Some day I will finish Ursinus' Commentary on the Heidelberg Catechism, which, at present, I usually read to fill in the gaps between books. I recently made it to his exposition of the Ten Commandments, for which I have been waiting for a very long time. It is as good as I expected, including important distinctions and definitions, explaining both the positive and negative sides of each commandment, what it forbids directly along with what it forbids implicitly and, by reverse, implicitly requires.
Several aspects of his teaching have been insightful and interesting, but I was particularly struck by one of the prohibitions he identifies in the third commandment ("You shall not take the name of the Lord your God in vain"). On the whole, he has little to say about tossing around the word "God" carelessly (though he does condemn this), but he does bring up a possibly unexpected way to violate the this commandment:
[To the confession of the truth enjoined by this commandment there is opposed A]n untimely or unseasonable confession of the truth, by which men stir up and excite the enemies of religion either to contemn or revile the truth, or to bitterness and cruelty against the godly, without advancing the glory of God and the salvation of any one, and without any necessity demanding a confession of the truth at the time and under the circumstances under which it was made. Zacharias Ursinus, Commentary on the Heidelberg Catechism
We could paraphrase his point this way: we break the third commandment when we confess the truth in the wrong time or the wrong place so that all we accomplish is enraging unbelievers against God, His truth, or His people instead of glorifying God and working for anyone's salvation, when we could just as well have kept out mouths shut without harm.
For Ursinus, an inappropriate confession of God's truth is an abuse of God's name. Confessing God's truth should have a purpose: to glorify God and to build up faith. Often enough, of course, we can make people mad by doing this. So be it. If we are demanded to answer a question or give an opinion, or otherwise called by the circumstances to take some kind of stand, we have no choice but to confess God's truth.

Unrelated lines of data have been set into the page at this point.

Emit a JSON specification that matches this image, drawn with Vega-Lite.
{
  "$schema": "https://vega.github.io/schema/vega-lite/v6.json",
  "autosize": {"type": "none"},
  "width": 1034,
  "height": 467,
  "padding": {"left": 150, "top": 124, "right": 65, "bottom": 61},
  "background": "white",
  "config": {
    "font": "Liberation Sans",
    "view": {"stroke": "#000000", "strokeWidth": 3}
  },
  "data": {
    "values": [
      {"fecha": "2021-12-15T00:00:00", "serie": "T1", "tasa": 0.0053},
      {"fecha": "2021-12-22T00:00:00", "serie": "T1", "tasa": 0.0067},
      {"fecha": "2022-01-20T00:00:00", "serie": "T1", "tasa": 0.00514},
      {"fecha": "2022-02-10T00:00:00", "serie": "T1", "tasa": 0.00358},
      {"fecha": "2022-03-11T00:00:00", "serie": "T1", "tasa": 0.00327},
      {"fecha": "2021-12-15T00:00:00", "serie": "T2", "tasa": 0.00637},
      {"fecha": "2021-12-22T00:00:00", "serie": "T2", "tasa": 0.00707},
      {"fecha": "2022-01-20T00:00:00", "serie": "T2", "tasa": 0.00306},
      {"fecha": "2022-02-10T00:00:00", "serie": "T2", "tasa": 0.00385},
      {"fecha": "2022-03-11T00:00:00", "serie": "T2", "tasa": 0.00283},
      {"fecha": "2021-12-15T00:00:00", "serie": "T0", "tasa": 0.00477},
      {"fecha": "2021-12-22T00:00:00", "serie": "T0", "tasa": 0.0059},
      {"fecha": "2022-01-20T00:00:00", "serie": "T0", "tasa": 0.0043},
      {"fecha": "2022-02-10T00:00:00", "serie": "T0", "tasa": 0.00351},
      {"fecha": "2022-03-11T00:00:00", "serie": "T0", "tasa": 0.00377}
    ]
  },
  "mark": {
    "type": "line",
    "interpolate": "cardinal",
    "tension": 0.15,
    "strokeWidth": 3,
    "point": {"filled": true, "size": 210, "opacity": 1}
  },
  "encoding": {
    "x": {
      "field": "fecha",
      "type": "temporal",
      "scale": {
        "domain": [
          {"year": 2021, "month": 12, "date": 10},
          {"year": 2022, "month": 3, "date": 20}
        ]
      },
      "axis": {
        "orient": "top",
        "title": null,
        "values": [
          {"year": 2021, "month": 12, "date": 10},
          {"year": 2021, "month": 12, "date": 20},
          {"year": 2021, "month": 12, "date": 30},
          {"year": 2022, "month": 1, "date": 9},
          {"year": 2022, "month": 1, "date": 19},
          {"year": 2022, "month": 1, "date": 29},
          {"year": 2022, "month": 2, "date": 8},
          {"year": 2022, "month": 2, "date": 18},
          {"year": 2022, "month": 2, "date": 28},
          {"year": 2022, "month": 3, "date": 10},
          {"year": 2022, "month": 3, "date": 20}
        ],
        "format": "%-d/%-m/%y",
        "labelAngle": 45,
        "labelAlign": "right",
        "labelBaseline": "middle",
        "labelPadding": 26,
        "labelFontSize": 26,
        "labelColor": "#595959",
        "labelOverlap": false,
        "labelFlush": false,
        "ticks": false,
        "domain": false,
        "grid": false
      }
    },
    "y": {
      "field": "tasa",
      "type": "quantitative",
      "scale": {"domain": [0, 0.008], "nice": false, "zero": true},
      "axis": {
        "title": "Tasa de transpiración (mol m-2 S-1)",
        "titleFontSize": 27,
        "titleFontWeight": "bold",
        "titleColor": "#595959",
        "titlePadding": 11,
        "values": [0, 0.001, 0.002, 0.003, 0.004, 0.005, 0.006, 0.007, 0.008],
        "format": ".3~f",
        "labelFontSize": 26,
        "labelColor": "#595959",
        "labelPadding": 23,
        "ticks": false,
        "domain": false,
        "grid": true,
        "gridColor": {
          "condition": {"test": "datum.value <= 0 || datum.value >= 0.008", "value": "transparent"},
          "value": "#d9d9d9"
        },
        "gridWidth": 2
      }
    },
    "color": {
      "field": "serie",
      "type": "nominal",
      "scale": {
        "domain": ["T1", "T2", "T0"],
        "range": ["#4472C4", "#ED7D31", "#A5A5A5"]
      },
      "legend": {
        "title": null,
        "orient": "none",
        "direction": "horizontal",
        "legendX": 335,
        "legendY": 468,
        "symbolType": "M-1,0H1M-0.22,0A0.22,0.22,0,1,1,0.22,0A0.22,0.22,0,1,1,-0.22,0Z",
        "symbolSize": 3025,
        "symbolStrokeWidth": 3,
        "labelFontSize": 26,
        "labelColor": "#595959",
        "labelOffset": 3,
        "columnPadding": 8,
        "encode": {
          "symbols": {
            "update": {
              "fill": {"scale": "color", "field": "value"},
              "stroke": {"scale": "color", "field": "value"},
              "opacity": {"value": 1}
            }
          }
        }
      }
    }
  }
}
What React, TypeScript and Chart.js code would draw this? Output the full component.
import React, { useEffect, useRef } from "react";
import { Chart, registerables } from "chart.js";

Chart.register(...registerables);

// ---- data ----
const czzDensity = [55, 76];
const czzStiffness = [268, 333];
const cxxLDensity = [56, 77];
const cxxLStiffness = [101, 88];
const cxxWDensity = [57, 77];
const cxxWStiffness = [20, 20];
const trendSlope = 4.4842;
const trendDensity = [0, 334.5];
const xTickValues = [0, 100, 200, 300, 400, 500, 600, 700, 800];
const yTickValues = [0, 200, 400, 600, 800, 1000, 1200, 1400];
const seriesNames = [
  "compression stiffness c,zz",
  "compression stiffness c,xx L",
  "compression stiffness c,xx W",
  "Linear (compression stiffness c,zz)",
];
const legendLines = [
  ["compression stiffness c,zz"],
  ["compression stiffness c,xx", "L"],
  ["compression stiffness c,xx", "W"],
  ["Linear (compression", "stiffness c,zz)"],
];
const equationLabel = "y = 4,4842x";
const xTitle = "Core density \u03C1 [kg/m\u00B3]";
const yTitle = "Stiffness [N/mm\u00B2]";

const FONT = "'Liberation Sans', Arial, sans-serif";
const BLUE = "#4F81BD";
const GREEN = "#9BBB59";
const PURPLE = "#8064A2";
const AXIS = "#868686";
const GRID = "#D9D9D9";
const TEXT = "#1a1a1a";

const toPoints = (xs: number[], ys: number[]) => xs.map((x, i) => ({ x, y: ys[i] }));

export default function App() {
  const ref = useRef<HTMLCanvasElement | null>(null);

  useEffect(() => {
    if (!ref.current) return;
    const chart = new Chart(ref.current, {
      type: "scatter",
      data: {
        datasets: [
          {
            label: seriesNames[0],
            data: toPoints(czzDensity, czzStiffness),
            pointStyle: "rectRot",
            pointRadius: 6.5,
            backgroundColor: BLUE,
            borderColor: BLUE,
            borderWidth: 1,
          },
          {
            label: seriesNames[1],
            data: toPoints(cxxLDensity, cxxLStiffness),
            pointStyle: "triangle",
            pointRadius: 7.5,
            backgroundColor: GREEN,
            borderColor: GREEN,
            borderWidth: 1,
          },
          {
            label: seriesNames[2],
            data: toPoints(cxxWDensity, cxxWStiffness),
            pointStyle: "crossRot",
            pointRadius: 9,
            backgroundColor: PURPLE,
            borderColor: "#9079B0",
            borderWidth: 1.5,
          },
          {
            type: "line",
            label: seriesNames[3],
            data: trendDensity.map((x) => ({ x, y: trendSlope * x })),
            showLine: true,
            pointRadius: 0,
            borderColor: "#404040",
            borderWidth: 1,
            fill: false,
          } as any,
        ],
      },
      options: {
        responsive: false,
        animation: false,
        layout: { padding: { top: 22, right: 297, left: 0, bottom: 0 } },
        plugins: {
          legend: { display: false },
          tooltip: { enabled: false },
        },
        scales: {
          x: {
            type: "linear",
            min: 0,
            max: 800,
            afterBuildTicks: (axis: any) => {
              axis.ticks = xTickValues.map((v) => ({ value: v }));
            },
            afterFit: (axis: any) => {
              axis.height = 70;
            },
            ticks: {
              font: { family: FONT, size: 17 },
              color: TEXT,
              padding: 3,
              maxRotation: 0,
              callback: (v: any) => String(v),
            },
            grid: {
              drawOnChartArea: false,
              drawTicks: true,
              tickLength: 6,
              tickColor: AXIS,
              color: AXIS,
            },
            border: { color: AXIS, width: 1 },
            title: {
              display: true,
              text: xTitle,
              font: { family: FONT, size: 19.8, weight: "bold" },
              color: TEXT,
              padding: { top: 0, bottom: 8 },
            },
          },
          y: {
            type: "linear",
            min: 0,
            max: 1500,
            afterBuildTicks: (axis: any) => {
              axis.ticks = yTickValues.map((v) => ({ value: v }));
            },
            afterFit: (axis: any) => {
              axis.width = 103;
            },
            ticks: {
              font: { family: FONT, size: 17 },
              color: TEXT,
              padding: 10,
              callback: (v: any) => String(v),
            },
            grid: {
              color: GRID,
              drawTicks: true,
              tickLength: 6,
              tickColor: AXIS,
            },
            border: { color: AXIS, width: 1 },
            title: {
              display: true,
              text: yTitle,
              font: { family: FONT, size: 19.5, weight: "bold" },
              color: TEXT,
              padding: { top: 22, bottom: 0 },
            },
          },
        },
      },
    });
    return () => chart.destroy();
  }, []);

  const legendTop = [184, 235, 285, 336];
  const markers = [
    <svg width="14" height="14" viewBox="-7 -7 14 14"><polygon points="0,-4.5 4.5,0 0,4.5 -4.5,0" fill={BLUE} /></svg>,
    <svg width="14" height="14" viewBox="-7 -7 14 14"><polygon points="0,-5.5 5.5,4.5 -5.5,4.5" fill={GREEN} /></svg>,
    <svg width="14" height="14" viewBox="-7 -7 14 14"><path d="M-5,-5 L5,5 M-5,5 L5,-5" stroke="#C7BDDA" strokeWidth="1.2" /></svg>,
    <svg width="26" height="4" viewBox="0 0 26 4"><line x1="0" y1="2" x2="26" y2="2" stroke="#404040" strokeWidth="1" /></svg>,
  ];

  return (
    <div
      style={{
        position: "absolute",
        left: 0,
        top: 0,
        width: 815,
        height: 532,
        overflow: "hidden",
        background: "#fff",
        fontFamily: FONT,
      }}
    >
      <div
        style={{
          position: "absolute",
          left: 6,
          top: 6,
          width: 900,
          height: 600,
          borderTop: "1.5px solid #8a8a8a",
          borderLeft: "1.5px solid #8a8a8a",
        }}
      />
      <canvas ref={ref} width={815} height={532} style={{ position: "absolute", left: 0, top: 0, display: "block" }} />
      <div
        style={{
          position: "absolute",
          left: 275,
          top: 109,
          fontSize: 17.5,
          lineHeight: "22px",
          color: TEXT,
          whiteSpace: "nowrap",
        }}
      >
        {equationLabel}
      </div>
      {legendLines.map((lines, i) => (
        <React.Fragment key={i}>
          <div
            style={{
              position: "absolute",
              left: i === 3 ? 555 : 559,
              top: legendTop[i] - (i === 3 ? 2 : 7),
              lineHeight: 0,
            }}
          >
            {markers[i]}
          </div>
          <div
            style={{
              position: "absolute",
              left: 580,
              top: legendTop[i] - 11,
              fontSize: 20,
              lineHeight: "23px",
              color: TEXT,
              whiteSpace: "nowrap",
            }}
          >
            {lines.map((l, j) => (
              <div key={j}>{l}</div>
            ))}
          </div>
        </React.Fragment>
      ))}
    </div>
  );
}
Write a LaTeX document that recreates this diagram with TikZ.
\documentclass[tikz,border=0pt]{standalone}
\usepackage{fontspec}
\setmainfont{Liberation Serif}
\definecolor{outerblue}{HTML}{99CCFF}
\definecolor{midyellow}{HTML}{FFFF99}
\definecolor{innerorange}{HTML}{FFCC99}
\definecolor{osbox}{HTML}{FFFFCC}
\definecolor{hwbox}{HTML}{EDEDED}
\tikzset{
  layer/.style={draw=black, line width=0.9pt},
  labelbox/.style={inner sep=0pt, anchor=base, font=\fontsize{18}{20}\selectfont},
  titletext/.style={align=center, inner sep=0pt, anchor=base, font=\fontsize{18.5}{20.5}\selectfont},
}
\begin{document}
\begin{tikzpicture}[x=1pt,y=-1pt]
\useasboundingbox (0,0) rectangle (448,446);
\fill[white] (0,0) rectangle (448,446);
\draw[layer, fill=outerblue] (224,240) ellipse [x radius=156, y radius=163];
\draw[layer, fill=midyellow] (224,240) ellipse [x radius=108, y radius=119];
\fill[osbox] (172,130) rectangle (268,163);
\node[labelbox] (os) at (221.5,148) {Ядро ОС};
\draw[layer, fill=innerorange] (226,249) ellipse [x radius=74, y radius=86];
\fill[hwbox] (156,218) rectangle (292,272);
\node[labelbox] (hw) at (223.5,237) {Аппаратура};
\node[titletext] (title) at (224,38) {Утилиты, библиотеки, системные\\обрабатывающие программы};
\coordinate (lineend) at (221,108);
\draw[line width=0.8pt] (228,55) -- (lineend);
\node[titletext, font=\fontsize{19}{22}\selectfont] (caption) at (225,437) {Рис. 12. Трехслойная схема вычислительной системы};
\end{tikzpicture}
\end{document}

Nonetheless, there are circumstances in which the wise keep silent. We are not called to throw doctrinal grenades into the unbelieving world but to maintain a quiet, peaceable, and respectable witness inasmuch as it depends on us. Paul asks in 1 Corinthians 13 what good it is if he has all knowledge but does not have love, and we could likewise ask what good it is if we proclaim all knowledge but have not love.
A chief example of this, to which I refer in the post's title, is how we use social media. Social media is the ultimate superfluous context. In most situations, we have no moral obligations to use it at all. (In some cases, we are morally obliged not to.) Almost everything we do on social media is entirely optional.
In such a context, it is not necessarily valuable to stir up strife by throwing down the gauntlet of God's truth against everything we see to its contrary. We do not have to pick every battle, die on every hill, or comment on every thread. For, given the nature of social media, any such engagement is likely to happen “without advancing the glory of God and the salvation of any one.” It is frequently much more likely that we will “stir up and excite the enemies of religion either to contemn or revile the truth, or to bitterness and cruelty against the godly.” This would be acceptable if the circumstances demanded a bold stand, but rarely in this genuinely the case on social media. So, most often, it is better to shut up. When we create strife on God's behalf without glorifying Him or encouraging anyone to love Him, we have made use of His name utterly in vain.
Of course, this should not be used as an excuse for timidity. “For whoever is ashamed of me and my words, the Son of Man will be ashamed of this person when he comes in his glory and the glory of the Father and of the holy angels.” It is nigh impossible for us to judge these motives in others, but we can always examine our own hearts. I would like to suggest, however, that rather than an aggressive “witness” on social media, we ought first consider our boldness in our real, face-to-face relations. Indeed, it is often easier and cheaper to confess God's truth, vainly or genuinely, on social media than it is before a living and responsive human being in front of me. There are still times, of course, when a face-to-face witness would still fall under Ursinus' warning here, but much less often. Before a friend, a coworker, or a cordial acquaintance, it is much more likely that we will be able to advance the glory of God and someone's salvation. We can back up our words with our visible hearts and deeds, offer clarifying remarks or qualifications right off the bat, and prove our concern and goodwill.
Naturally, I write this last paragraph to my own shame. Do I say what I need to say in the real world? Do I confess the truth whenever it is called for before my own coworkers? Haunting questions, but I pray only for mercy and fortitude. But I can only write any of this because I have also myself been guilty of the other crime, wasting words online to bring wrath on God's people for no good purpose. In this I know I am not alone. “Woe to me! For I am destroyed! For I am a man of unclean lips, and I am living among a people of unclean lips!”